§ WHAT YOU SHOULD DO: Output the full listing below exactly, without the pictures.

§ DATA SEGMENT:

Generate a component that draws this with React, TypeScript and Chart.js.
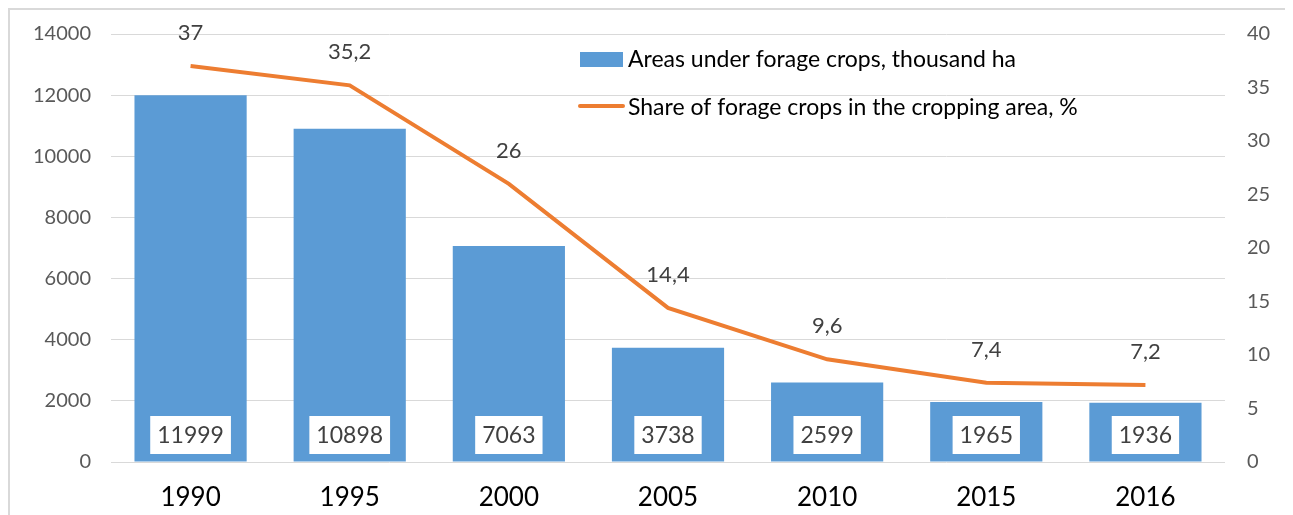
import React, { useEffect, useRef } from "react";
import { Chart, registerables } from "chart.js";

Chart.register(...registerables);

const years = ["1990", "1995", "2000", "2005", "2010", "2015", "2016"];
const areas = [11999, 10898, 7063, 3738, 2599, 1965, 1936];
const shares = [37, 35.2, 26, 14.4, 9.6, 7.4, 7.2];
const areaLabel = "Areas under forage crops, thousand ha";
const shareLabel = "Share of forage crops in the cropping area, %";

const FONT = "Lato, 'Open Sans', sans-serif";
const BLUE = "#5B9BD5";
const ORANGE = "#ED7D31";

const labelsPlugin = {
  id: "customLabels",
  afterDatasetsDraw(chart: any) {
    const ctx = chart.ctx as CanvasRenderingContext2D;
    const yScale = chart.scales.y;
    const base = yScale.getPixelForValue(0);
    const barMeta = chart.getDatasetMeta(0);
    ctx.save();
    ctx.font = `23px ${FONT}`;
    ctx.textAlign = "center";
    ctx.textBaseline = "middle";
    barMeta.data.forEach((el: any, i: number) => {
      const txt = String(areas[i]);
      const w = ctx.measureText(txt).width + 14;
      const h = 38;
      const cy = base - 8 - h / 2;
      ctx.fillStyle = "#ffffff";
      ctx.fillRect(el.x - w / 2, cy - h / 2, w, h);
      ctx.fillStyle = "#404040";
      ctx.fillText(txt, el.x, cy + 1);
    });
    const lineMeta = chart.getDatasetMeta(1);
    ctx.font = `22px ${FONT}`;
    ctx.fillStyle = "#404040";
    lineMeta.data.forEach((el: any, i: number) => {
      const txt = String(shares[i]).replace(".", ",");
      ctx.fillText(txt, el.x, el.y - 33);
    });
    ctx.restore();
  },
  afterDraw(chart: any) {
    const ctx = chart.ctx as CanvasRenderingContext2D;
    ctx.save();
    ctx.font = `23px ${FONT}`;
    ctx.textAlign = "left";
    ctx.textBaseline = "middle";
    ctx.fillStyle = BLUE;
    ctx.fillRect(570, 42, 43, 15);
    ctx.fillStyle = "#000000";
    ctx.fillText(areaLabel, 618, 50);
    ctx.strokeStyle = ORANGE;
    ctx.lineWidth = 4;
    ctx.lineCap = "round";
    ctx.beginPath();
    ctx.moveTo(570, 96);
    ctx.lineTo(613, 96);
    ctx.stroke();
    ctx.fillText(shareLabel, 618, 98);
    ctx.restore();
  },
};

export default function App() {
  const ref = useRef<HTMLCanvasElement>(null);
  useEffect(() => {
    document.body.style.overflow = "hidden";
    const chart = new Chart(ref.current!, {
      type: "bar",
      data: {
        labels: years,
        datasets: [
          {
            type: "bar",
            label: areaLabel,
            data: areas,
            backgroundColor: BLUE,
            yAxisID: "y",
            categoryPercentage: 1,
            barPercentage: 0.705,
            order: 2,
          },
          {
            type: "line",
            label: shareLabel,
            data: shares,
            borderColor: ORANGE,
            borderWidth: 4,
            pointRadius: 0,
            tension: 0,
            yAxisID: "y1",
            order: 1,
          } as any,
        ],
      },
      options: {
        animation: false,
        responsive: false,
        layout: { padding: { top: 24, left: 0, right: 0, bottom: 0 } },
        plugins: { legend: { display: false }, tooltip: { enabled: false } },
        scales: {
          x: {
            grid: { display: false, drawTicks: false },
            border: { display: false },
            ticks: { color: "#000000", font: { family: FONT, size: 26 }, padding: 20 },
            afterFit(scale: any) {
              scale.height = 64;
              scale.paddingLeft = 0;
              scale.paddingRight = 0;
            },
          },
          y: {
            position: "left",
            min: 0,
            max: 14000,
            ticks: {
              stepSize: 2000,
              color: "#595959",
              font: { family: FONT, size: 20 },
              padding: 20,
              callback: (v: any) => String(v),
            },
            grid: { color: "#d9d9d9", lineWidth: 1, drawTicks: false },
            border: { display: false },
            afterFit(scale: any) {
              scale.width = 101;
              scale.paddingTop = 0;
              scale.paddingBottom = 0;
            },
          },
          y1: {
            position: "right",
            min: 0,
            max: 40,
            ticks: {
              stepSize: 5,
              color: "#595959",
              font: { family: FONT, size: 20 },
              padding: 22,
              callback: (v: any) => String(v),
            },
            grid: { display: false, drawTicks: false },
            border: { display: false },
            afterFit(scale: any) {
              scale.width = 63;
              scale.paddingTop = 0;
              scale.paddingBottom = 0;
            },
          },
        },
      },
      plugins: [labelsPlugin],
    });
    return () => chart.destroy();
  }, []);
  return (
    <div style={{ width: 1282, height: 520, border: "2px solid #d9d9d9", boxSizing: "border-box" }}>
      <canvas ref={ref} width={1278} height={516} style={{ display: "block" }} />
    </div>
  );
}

§ ANSWER TO THE EXERCISE:
Generate a component that draws this with React, TypeScript and Chart.js.
import React, { useEffect, useRef } from "react";
import { Chart, registerables } from "chart.js";

Chart.register(...registerables);

const years = ["1990", "1995", "2000", "2005", "2010", "2015", "2016"];
const areas = [11999, 10898, 7063, 3738, 2599, 1965, 1936];
const shares = [37, 35.2, 26, 14.4, 9.6, 7.4, 7.2];
const areaLabel = "Areas under forage crops, thousand ha";
const shareLabel = "Share of forage crops in the cropping area, %";

const FONT = "Lato, 'Open Sans', sans-serif";
const BLUE = "#5B9BD5";
const ORANGE = "#ED7D31";

const labelsPlugin = {
  id: "customLabels",
  afterDatasetsDraw(chart: any) {
    const ctx = chart.ctx as CanvasRenderingContext2D;
    const yScale = chart.scales.y;
    const base = yScale.getPixelForValue(0);
    const barMeta = chart.getDatasetMeta(0);
    ctx.save();
    ctx.font = `23px ${FONT}`;
    ctx.textAlign = "center";
    ctx.textBaseline = "middle";
    barMeta.data.forEach((el: any, i: number) => {
      const txt = String(areas[i]);
      const w = ctx.measureText(txt).width + 14;
      const h = 38;
      const cy = base - 8 - h / 2;
      ctx.fillStyle = "#ffffff";
      ctx.fillRect(el.x - w / 2, cy - h / 2, w, h);
      ctx.fillStyle = "#404040";
      ctx.fillText(txt, el.x, cy + 1);
    });
    const lineMeta = chart.getDatasetMeta(1);
    ctx.font = `22px ${FONT}`;
    ctx.fillStyle = "#404040";
    lineMeta.data.forEach((el: any, i: number) => {
      const txt = String(shares[i]).replace(".", ",");
      ctx.fillText(txt, el.x, el.y - 33);
    });
    ctx.restore();
  },
  afterDraw(chart: any) {
    const ctx = chart.ctx as CanvasRenderingContext2D;
    ctx.save();
    ctx.font = `23px ${FONT}`;
    ctx.textAlign = "left";
    ctx.textBaseline = "middle";
    ctx.fillStyle = BLUE;
    ctx.fillRect(570, 42, 43, 15);
    ctx.fillStyle = "#000000";
    ctx.fillText(areaLabel, 618, 50);
    ctx.strokeStyle = ORANGE;
    ctx.lineWidth = 4;
    ctx.lineCap = "round";
    ctx.beginPath();
    ctx.moveTo(570, 96);
    ctx.lineTo(613, 96);
    ctx.stroke();
    ctx.fillText(shareLabel, 618, 98);
    ctx.restore();
  },
};

export default function App() {
  const ref = useRef<HTMLCanvasElement>(null);
  useEffect(() => {
    document.body.style.overflow = "hidden";
    const chart = new Chart(ref.current!, {
      type: "bar",
      data: {
        labels: years,
        datasets: [
          {
            type: "bar",
            label: areaLabel,
            data: areas,
            backgroundColor: BLUE,
            yAxisID: "y",
            categoryPercentage: 1,
            barPercentage: 0.705,
            order: 2,
          },
          {
            type: "line",
            label: shareLabel,
            data: shares,
            borderColor: ORANGE,
            borderWidth: 4,
            pointRadius: 0,
            tension: 0,
            yAxisID: "y1",
            order: 1,
          } as any,
        ],
      },
      options: {
        animation: false,
        responsive: false,
        layout: { padding: { top: 24, left: 0, right: 0, bottom: 0 } },
        plugins: { legend: { display: false }, tooltip: { enabled: false } },
        scales: {
          x: {
            grid: { display: false, drawTicks: false },
            border: { display: false },
            ticks: { color: "#000000", font: { family: FONT, size: 26 }, padding: 20 },
            afterFit(scale: any) {
              scale.height = 64;
              scale.paddingLeft = 0;
              scale.paddingRight = 0;
            },
          },
          y: {
            position: "left",
            min: 0,
            max: 14000,
            ticks: {
              stepSize: 2000,
              color: "#595959",
              font: { family: FONT, size: 20 },
              padding: 20,
              callback: (v: any) => String(v),
            },
            grid: { color: "#d9d9d9", lineWidth: 1, drawTicks: false },
            border: { display: false },
            afterFit(scale: any) {
              scale.width = 101;
              scale.paddingTop = 0;
              scale.paddingBottom = 0;
            },
          },
          y1: {
            position: "right",
            min: 0,
            max: 40,
            ticks: {
              stepSize: 5,
              color: "#595959",
              font: { family: FONT, size: 20 },
              padding: 22,
              callback: (v: any) => String(v),
            },
            grid: { display: false, drawTicks: false },
            border: { display: false },
            afterFit(scale: any) {
              scale.width = 63;
              scale.paddingTop = 0;
              scale.paddingBottom = 0;
            },
          },
        },
      },
      plugins: [labelsPlugin],
    });
    return () => chart.destroy();
  }, []);
  return (
    <div style={{ width: 1282, height: 520, border: "2px solid #d9d9d9", boxSizing: "border-box" }}>
      <canvas ref={ref} width={1278} height={516} style={{ display: "block" }} />
    </div>
  );
}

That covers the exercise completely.